■ WRITTEN INSTRUCTION
Please print exactly the lines below, from the start of the material up to and including the line with "325, 350, 375, 400, 425, 450, 475, 500];", but none of the pictures.

________________________

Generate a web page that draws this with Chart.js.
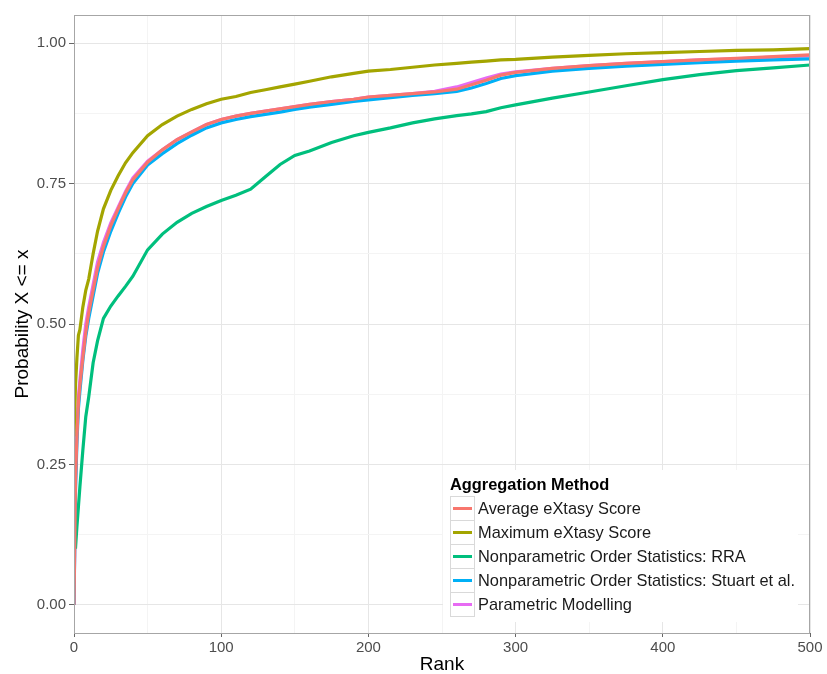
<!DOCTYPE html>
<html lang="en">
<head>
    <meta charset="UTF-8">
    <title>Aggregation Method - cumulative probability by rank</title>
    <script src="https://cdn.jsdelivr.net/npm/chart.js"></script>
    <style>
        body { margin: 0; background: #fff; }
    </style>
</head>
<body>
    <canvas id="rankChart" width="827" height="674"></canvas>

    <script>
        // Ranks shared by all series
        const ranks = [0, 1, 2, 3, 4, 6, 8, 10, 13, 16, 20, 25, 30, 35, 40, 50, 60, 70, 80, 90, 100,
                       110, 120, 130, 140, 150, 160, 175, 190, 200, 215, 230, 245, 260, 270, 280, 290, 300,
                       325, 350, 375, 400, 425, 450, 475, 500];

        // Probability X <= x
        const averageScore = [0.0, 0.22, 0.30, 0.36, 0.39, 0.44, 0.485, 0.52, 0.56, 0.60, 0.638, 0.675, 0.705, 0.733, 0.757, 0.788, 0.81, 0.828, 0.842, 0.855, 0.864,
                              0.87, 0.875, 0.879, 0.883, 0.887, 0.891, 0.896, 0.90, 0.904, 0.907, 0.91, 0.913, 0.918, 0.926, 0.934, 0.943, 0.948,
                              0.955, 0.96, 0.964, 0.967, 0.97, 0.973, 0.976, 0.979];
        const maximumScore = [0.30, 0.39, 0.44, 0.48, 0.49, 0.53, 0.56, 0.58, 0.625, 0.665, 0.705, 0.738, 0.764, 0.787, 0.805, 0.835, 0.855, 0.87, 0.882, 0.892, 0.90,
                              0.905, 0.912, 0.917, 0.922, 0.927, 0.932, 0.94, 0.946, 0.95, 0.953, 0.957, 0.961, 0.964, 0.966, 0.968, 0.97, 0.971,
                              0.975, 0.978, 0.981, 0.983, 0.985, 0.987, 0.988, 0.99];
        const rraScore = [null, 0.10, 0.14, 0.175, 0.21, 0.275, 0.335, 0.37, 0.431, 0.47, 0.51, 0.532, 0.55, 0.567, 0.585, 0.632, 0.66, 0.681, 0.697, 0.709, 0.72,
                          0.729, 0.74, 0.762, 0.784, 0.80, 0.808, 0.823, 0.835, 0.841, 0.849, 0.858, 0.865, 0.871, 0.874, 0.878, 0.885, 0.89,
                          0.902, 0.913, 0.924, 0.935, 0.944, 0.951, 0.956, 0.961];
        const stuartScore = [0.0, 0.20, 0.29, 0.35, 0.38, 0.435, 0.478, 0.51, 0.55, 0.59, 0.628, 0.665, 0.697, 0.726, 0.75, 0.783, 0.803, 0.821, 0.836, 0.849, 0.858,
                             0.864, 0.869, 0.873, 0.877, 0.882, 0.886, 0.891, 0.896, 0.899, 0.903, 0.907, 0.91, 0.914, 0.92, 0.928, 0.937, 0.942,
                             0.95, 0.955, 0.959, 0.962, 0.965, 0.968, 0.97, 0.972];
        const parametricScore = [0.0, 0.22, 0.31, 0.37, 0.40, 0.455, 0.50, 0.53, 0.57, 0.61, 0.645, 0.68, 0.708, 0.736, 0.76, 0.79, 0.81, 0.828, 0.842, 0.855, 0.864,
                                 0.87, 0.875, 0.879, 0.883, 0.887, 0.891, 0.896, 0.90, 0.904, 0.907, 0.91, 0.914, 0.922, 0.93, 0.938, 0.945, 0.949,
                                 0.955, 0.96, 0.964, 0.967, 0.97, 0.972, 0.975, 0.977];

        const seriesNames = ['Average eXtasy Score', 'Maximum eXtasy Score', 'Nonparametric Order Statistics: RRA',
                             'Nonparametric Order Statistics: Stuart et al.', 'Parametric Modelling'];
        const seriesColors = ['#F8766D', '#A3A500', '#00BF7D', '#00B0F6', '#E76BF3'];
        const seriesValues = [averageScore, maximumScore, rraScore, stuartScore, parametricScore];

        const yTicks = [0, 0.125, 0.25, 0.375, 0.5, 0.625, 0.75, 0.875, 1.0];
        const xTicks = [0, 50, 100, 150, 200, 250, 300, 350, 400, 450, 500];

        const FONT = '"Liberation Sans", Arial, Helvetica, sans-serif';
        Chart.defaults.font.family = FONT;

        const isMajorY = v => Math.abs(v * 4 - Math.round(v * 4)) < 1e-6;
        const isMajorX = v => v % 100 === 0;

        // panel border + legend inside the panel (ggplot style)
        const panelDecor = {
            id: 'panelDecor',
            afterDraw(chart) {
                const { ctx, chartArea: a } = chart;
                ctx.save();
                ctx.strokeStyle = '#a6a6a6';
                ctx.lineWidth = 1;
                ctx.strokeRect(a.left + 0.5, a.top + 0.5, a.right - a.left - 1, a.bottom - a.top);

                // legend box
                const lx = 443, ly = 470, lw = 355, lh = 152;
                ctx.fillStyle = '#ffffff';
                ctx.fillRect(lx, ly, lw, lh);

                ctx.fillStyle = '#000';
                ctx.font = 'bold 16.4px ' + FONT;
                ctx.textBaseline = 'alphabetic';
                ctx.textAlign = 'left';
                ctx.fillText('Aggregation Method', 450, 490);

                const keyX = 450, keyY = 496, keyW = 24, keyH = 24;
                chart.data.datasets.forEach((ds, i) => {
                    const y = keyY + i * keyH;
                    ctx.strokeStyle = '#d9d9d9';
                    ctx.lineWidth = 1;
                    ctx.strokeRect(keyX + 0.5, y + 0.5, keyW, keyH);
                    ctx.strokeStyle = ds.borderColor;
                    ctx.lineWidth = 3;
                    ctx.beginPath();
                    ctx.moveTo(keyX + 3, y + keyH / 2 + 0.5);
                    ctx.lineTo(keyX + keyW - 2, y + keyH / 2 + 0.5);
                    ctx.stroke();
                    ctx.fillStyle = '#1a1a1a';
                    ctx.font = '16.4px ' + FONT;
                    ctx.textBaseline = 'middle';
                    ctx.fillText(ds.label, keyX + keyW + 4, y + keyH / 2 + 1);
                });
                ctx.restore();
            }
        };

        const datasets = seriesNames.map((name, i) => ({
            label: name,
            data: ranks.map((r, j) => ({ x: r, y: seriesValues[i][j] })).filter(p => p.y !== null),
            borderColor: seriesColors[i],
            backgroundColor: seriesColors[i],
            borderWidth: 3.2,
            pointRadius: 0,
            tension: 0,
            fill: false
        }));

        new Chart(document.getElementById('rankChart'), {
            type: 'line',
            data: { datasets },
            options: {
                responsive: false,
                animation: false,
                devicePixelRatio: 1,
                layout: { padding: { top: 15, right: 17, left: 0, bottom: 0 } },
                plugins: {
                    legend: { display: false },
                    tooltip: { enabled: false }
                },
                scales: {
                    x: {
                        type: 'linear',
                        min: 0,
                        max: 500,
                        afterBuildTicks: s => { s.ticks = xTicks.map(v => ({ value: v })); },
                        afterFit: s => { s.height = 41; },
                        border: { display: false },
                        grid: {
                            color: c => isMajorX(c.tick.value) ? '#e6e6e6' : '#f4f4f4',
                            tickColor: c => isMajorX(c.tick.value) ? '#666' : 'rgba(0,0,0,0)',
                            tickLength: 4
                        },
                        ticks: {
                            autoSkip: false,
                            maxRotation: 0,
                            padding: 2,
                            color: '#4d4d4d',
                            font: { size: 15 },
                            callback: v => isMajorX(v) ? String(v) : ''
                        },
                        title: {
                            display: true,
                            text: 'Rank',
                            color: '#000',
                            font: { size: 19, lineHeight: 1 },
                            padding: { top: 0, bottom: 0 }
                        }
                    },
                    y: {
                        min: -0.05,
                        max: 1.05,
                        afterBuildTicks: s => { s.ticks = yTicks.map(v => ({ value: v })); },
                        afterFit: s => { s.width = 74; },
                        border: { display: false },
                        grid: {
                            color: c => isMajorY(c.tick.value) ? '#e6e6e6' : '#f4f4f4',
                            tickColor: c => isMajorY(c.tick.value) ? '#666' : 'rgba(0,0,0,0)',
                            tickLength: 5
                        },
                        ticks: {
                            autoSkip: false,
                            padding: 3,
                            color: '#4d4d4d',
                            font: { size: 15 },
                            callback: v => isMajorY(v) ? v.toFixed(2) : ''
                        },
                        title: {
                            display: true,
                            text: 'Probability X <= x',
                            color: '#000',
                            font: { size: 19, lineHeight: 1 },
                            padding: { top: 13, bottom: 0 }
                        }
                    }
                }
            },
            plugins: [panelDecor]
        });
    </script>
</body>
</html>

________________________

■ WRITTEN RESPONSE
Generate a web page that draws this with Chart.js.
<!DOCTYPE html>
<html lang="en">
<head>
    <meta charset="UTF-8">
    <title>Aggregation Method - cumulative probability by rank</title>
    <script src="https://cdn.jsdelivr.net/npm/chart.js"></script>
    <style>
        body { margin: 0; background: #fff; }
    </style>
</head>
<body>
    <canvas id="rankChart" width="827" height="674"></canvas>

    <script>
        // Ranks shared by all series
        const ranks = [0, 1, 2, 3, 4, 6, 8, 10, 13, 16, 20, 25, 30, 35, 40, 50, 60, 70, 80, 90, 100,
                       110, 120, 130, 140, 150, 160, 175, 190, 200, 215, 230, 245, 260, 270, 280, 290, 300,
                       325, 350, 375, 400, 425, 450, 475, 500];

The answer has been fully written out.